Blog / Mortgages

Auctions can be a good place for investors to pick up a property at a competitive price, but it can seem daunting to investors who have not done so before – this is where brokers can help.

Brokers can help guide their clients through the steps and make sure that they have the necessary finance in place to be able to secure the property they want, before they go to auction.

There are various finance options that investors should be aware of ahead of going to an auction. When looking for finance, potential buyers need to know that an Agreement in Principle should be obtained prior to the auction. Here are some of the key types of finance:

Short Term Loan (STL) – If an investor needs to carry out work on a property then a refurbishment loan is the right finance for them. It will depend upon the amount of work to be carried out as to whether a heavy or light refurbishment product will be taken.

Development finance – If purchasing land to build property, development finance would be used. A typical set up would help with the purchase of the land and the build costs.

Buy to Let (BTL) – If the property they are looking to purchase requires no work to be carried out before letting out, a term product would be most suitable.

Re-mortgaging – Re-mortgaging can be a way to release equity from a property in order to raise capital, which can then be used to purchase a property at auction.

Secured loans – For BTL investors, secured loans or second charge mortgages provide a way to release equity from a residential, BTL or commercial property, without re-mortgaging.

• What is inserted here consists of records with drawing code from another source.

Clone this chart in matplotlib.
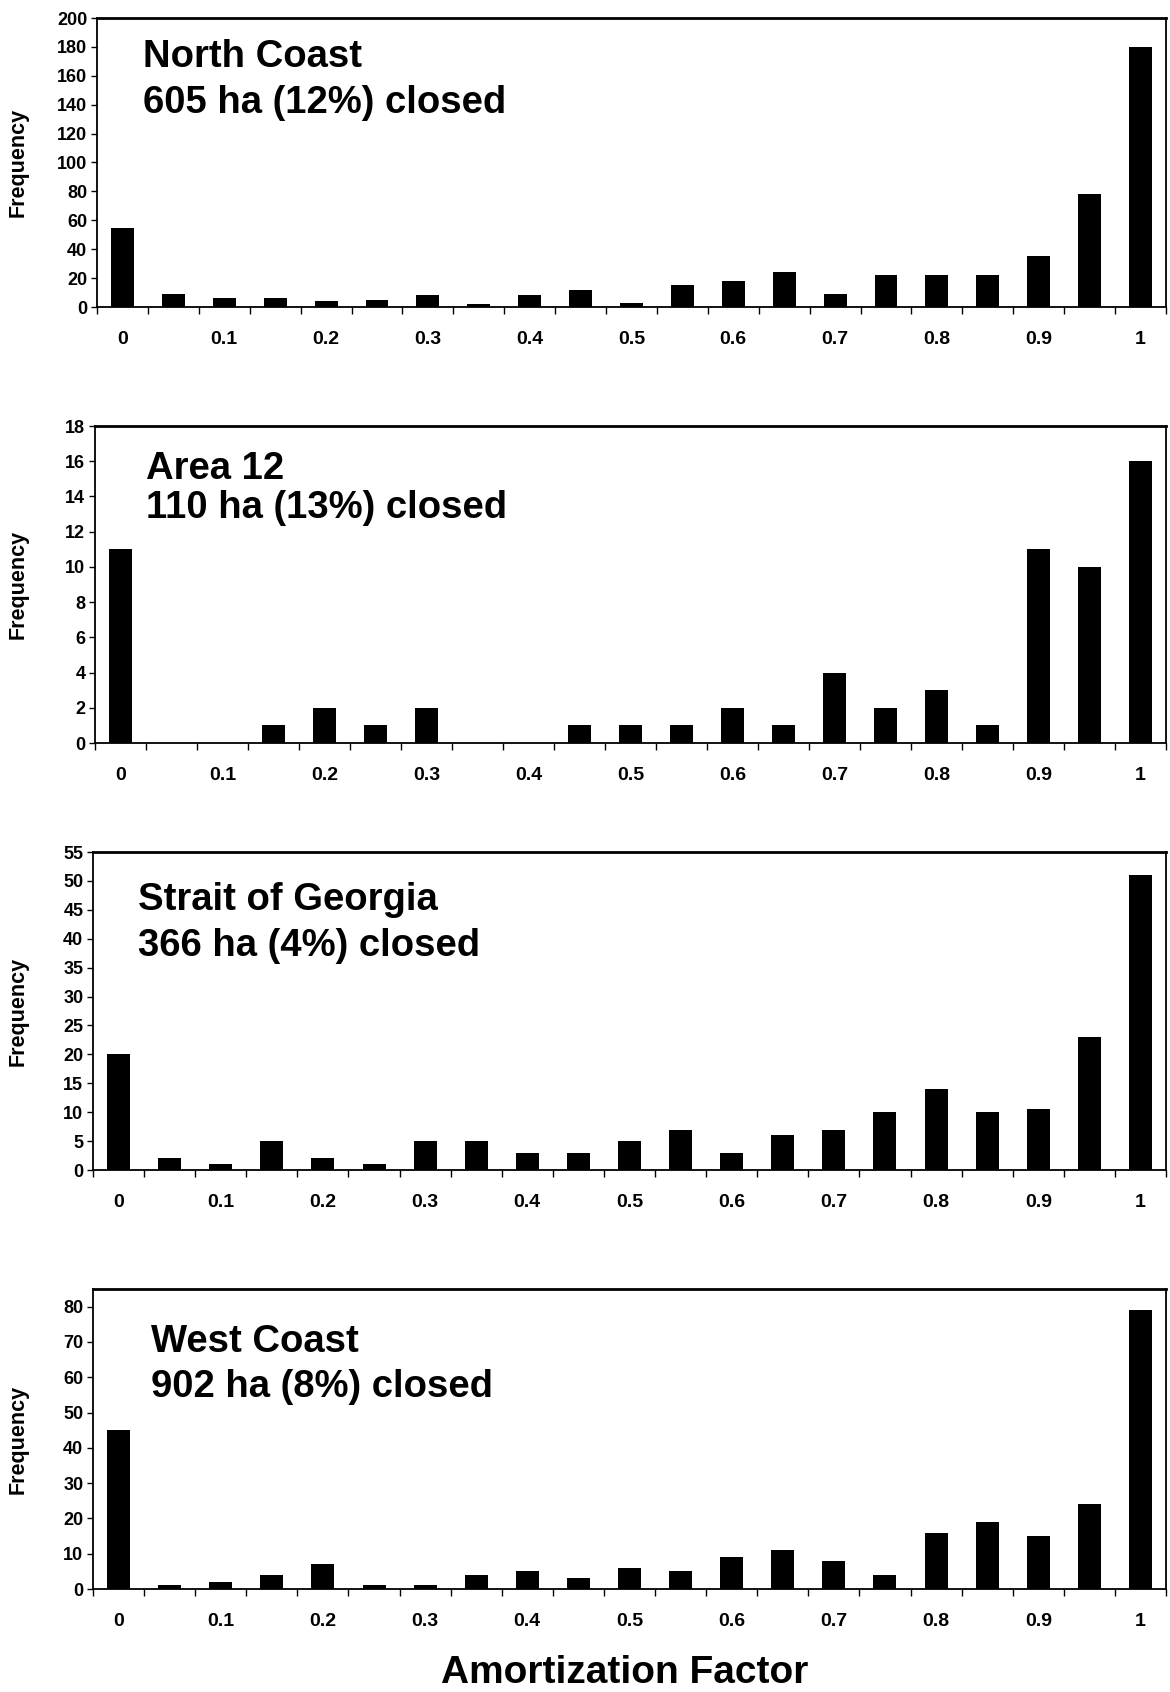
import matplotlib
matplotlib.use("Agg")
import matplotlib.pyplot as plt
from matplotlib import font_manager as fm
import numpy as np

# ---------------- data ----------------
bins = [0, 0.05, 0.1, 0.15, 0.2, 0.25, 0.3, 0.35, 0.4, 0.45, 0.5,
        0.55, 0.6, 0.65, 0.7, 0.75, 0.8, 0.85, 0.9, 0.95, 1]
tick_labels = ["0", "0.1", "0.2", "0.3", "0.4", "0.5", "0.6", "0.7", "0.8", "0.9", "1"]

north_coast = [55, 9, 6, 6, 4, 5, 8, 2, 8, 12, 3, 15, 18, 24, 9, 22, 22, 22, 35, 78, 180]
area_12 = [11, 0, 0, 1, 2, 1, 2, 0, 0, 1, 1, 1, 2, 1, 4, 2, 3, 1, 11, 10, 16]
strait_georgia = [20, 2, 1, 5, 2, 1, 5, 5, 3, 3, 5, 7, 3, 6, 7, 10, 14, 10, 10.5, 23, 51]
west_coast = [45, 1, 2, 4, 7, 1, 1, 4, 5, 3, 6, 5, 9, 11, 8, 4, 16, 19, 15, 24, 79]

titles = ["North Coast", "Area 12", "Strait of Georgia", "West Coast"]
subtitles = ["605 ha (12%) closed", "110 ha (13%) closed",
             "366 ha (4%) closed", "902 ha (8%) closed"]
series = [north_coast, area_12, strait_georgia, west_coast]
ylims = [200, 18, 55, 85]
ysteps = [20, 2, 5, 10]
ymaxtick = [200, 18, 55, 80]

# ---------------- style ----------------
names = {f.name for f in fm.fontManager.ttflist}
narrow = "Liberation Sans Narrow" if "Liberation Sans Narrow" in names else "Liberation Sans"

W, H = 1170, 1692
fig = plt.figure(figsize=(W / 100, H / 100), dpi=100)

# axes boxes in pixels: left, right, top, bottom
boxes = [(97, 1166, 18, 307), (95, 1166, 426, 743), (93, 1166, 852, 1170), (93, 1166, 1289, 1589)]
text_pos = [(143, 67, 113), (146, 479, 518), (138, 910, 956), (151, 1352, 1397)]

x = np.arange(len(bins))
for i in range(4):
    l, r, t, b = boxes[i]
    ax = fig.add_axes([l / W, 1 - b / H, (r - l) / W, (b - t) / H])
    ax.bar(x, series[i], width=0.45, color="black")
    ax.set_xlim(-0.5, len(bins) - 0.5)
    ax.set_ylim(0, ylims[i])
    ax.set_yticks(np.arange(0, ymaxtick[i] + 0.1, ysteps[i]))
    ax.set_xticks(x[::2])
    ax.set_xticklabels(tick_labels)
    ax.set_xticks(np.arange(-0.5, len(bins), 1), minor=True)
    ax.tick_params(axis="x", which="major", length=0, pad=17)
    ax.tick_params(axis="x", which="minor", length=5, width=1, direction="out")
    ax.tick_params(axis="y", length=4, width=1, direction="out", pad=3)
    for lab in ax.get_xticklabels():
        lab.set_fontfamily(narrow)
        lab.set_fontweight("bold")
        lab.set_fontsize(14)
    for lab in ax.get_yticklabels():
        lab.set_fontfamily(narrow)
        lab.set_fontweight("bold")
        lab.set_fontsize(13)
    for s in ax.spines.values():
        s.set_linewidth(1.3)
    ax.spines["top"].set_linewidth(2.0)

    tx, b1, b2 = text_pos[i]
    fig.text(tx / W, 1 - b1 / H, titles[i], fontsize=27.5, fontweight="bold",
             family=narrow, va="baseline", ha="left")
    fig.text(tx / W, 1 - b2 / H, subtitles[i], fontsize=27.5, fontweight="bold",
             family=narrow, va="baseline", ha="left")
    fig.text(18 / W, 1 - (t + b) / 2 / H, "Frequency", rotation=90, fontsize=15.5,
             fontweight="bold", family="Liberation Sans", ha="center", va="center")

fig.text(625 / W, 1 - 1673 / H, "Amortization Factor", fontsize=28, fontweight="bold",
         family="Liberation Sans", ha="center", va="center")

fig.savefig("out.png", dpi=100)
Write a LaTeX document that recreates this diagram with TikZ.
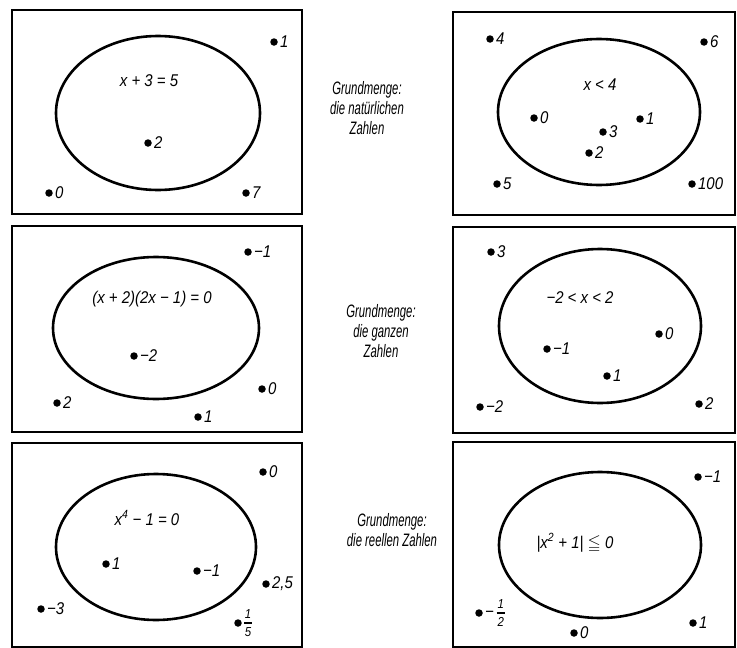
\documentclass[tikz,border=0pt]{standalone}
\usepackage{fontspec}
\usepackage{amsmath,amssymb}
\setmainfont[FakeStretch=0.88]{Liberation Sans}
\newfontfamily\schmal[FakeStretch=0.63]{Liberation Sans}
\newcommand{\bruch}[2]{\ensuremath{\vcenter{\hbox{\fontsize{13}{13}\selectfont\itshape
  \shortstack{#1\\[1pt]\rule{8pt}{1.2pt}\\[1pt]#2}}}}}

\begin{document}
\begin{tikzpicture}[x=1pt, y=-1pt,
  font=\fontsize{17}{20}\selectfont\itshape,
  kasten/.style={line width=1.8pt},
  menge/.style={line width=2.6pt},
  grund/.style={align=center, font=\schmal\fontsize{18}{20}\selectfont\itshape},
  punkt/.style={circle, fill, inner sep=0pt, minimum size=7.5pt},
  every label/.style={inner sep=1pt},
  label distance=1pt]
  \useasboundingbox (0,0) rectangle (737,648);

  % Kaesten
  \draw[kasten] (12,10) rectangle (302,214);
  \draw[kasten] (453,12) rectangle (735,215);
  \draw[kasten] (12,226) rectangle (302,432);
  \draw[kasten] (453,227) rectangle (735,433);
  \draw[kasten] (12,443) rectangle (302,647);
  \draw[kasten] (453,442) rectangle (735,647);

  % Mengen
  \draw[menge] (158,113) ellipse [x radius=102, y radius=77];
  \draw[menge] (599,112) ellipse [x radius=101, y radius=73];
  \draw[menge] (156,328) ellipse [x radius=103, y radius=71];
  \draw[menge] (600,326) ellipse [x radius=101, y radius=77];
  \draw[menge] (156,547) ellipse [x radius=100, y radius=73];
  \draw[menge] (600,545) ellipse [x radius=101, y radius=73];

  % Grundmengen
  \node[grund] (g1) at (367,108) {Grundmenge:\\die natürlichen\\Zahlen};
  \node[grund] (g2) at (381,331) {Grundmenge:\\die ganzen\\Zahlen};
  \node[grund] (g3) at (392,530) {Grundmenge:\\die reellen Zahlen};

  % Aussageformen
  \node (f1) at (149,81) {x + 3 = 5};
  \node (f2) at (600,85) {x < 4};
  \node (f3) at (152,299) {(x + 2)(2x − 1) = 0};
  \node (f4) at (580,298) {−2 < x < 2};
  \node (f5) at (147,518) {x\textsuperscript{4} − 1 = 0};
  \node (f6) at (575,543) {|x\textsuperscript{2} + 1| \(\leqq\) 0};

  % Elemente oben
  \node[punkt, label={right:1}] (a1) at (274,42) {};
  \node[punkt, label={right:2}] (a2) at (148,143) {};
  \node[punkt, label={right:0}] (a3) at (49,193) {};
  \node[punkt, label={right:7}] (a4) at (246,193) {};
  \node[punkt, label={right:4}] (b1) at (490,39) {};
  \node[punkt, label={right:6}] (b2) at (704,42) {};
  \node[punkt, label={right:0}] (b3) at (534,118) {};
  \node[punkt, label={right:1}] (b4) at (640,119) {};
  \node[punkt, label={right:3}] (b5) at (603,132) {};
  \node[punkt, label={right:2}] (b6) at (589,153) {};
  \node[punkt, label={right:5}] (b7) at (497,184) {};
  \node[punkt, label={right:100}] (b8) at (692,184) {};

  % Elemente Mitte
  \node[punkt, label={right:−1}] (c1) at (248,252) {};
  \node[punkt, label={right:−2}] (c2) at (134,356) {};
  \node[punkt, label={right:0}] (c3) at (262,389) {};
  \node[punkt, label={right:2}] (c4) at (57,403) {};
  \node[punkt, label={right:1}] (c5) at (198,417) {};
  \node[punkt, label={right:3}] (d1) at (491,252) {};
  \node[punkt, label={right:0}] (d2) at (659,334) {};
  \node[punkt, label={right:−1}] (d3) at (547,349) {};
  \node[punkt, label={right:1}] (d4) at (607,376) {};
  \node[punkt, label={right:−2}] (d5) at (480,407) {};
  \node[punkt, label={right:2}] (d6) at (699,404) {};

  % Elemente unten
  \node[punkt, label={right:0}] (e1) at (263,472) {};
  \node[punkt, label={right:1}] (e2) at (106,564) {};
  \node[punkt, label={right:−1}] (e3) at (197,571) {};
  \node[punkt, label={right:{2,5}}] (e4) at (266,584) {};
  \node[punkt, label={right:−3}] (e5) at (41,609) {};
  \node[punkt, label={right:\bruch{1}{5}}] (e6) at (238,623) {};
  \node[punkt, label={right:−1}] (h1) at (698,477) {};
  \node[punkt, label={right:−\,\bruch{1}{2}}] (h2) at (479,613) {};
  \node[punkt, label={right:0}] (h3) at (574,633) {};
  \node[punkt, label={right:1}] (h4) at (693,623) {};
\end{tikzpicture}
\end{document}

In the cases of short term loans and development finance, these will need an exit route and brokers need to make sure that investors have this in place at application stage.

It is worth making investors aware that if they want to be extra cautious, they may wish to pay for a mortgage valuation to be carried out before the auction to ensure the property is suitable for mortgage purposes. This means that they can attend the auction with a formal mortgage offer, however, this can be risky as they may not be successful in bidding for the property they want.